**Given exercise**
Skip the pictures. Set down, word for word, the lines from the start of the material up to and including the line with "var chartTitle = '不同心理健康状况青少年的学业韧性得分';".

**Stored data**
===
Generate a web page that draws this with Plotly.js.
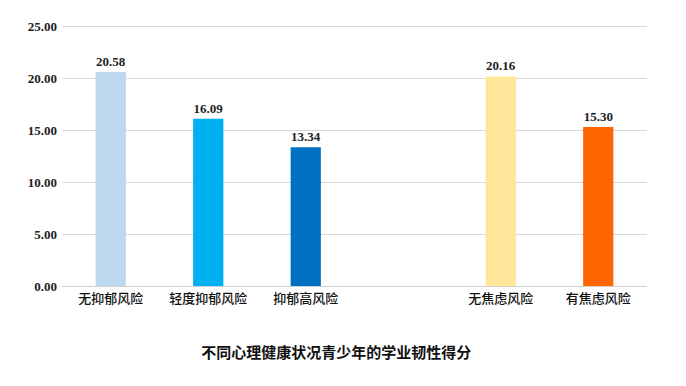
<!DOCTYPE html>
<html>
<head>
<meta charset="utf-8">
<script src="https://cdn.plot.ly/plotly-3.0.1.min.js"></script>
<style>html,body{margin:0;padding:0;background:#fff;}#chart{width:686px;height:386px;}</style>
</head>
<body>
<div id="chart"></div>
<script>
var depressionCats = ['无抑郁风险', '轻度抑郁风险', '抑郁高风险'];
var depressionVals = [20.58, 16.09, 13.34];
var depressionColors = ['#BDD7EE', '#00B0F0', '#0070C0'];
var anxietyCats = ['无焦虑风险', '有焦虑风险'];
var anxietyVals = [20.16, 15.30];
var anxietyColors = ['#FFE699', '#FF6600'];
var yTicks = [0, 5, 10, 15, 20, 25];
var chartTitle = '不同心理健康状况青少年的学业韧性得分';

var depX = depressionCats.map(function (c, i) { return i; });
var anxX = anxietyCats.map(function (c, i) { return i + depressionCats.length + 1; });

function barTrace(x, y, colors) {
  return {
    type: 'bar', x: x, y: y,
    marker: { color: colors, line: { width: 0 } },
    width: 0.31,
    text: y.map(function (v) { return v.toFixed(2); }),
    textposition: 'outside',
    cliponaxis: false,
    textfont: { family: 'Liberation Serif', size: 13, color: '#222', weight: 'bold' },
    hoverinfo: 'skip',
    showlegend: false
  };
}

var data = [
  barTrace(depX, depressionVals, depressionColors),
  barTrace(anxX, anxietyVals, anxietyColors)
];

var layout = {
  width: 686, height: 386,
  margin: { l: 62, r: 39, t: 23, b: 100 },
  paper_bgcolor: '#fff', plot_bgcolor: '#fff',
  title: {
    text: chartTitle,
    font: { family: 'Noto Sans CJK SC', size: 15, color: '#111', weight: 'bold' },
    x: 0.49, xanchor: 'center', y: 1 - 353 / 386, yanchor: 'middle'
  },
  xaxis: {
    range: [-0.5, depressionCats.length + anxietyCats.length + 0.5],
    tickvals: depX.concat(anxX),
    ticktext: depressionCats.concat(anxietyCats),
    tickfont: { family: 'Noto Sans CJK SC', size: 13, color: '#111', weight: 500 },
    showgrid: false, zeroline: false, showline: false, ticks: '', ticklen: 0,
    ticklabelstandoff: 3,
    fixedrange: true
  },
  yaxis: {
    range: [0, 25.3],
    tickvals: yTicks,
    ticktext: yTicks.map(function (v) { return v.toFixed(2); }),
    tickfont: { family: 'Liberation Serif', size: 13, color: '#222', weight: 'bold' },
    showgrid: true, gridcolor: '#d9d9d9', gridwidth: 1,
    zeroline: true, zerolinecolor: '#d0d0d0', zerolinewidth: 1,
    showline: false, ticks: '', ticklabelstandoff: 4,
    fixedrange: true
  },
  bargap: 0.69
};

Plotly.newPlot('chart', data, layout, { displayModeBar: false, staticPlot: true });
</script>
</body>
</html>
===
**Answer for this exercise**
Generate a web page that draws this with Plotly.js.
<!DOCTYPE html>
<html>
<head>
<meta charset="utf-8">
<script src="https://cdn.plot.ly/plotly-3.0.1.min.js"></script>
<style>html,body{margin:0;padding:0;background:#fff;}#chart{width:686px;height:386px;}</style>
</head>
<body>
<div id="chart"></div>
<script>
var depressionCats = ['无抑郁风险', '轻度抑郁风险', '抑郁高风险'];
var depressionVals = [20.58, 16.09, 13.34];
var depressionColors = ['#BDD7EE', '#00B0F0', '#0070C0'];
var anxietyCats = ['无焦虑风险', '有焦虑风险'];
var anxietyVals = [20.16, 15.30];
var anxietyColors = ['#FFE699', '#FF6600'];
var yTicks = [0, 5, 10, 15, 20, 25];
var chartTitle = '不同心理健康状况青少年的学业韧性得分';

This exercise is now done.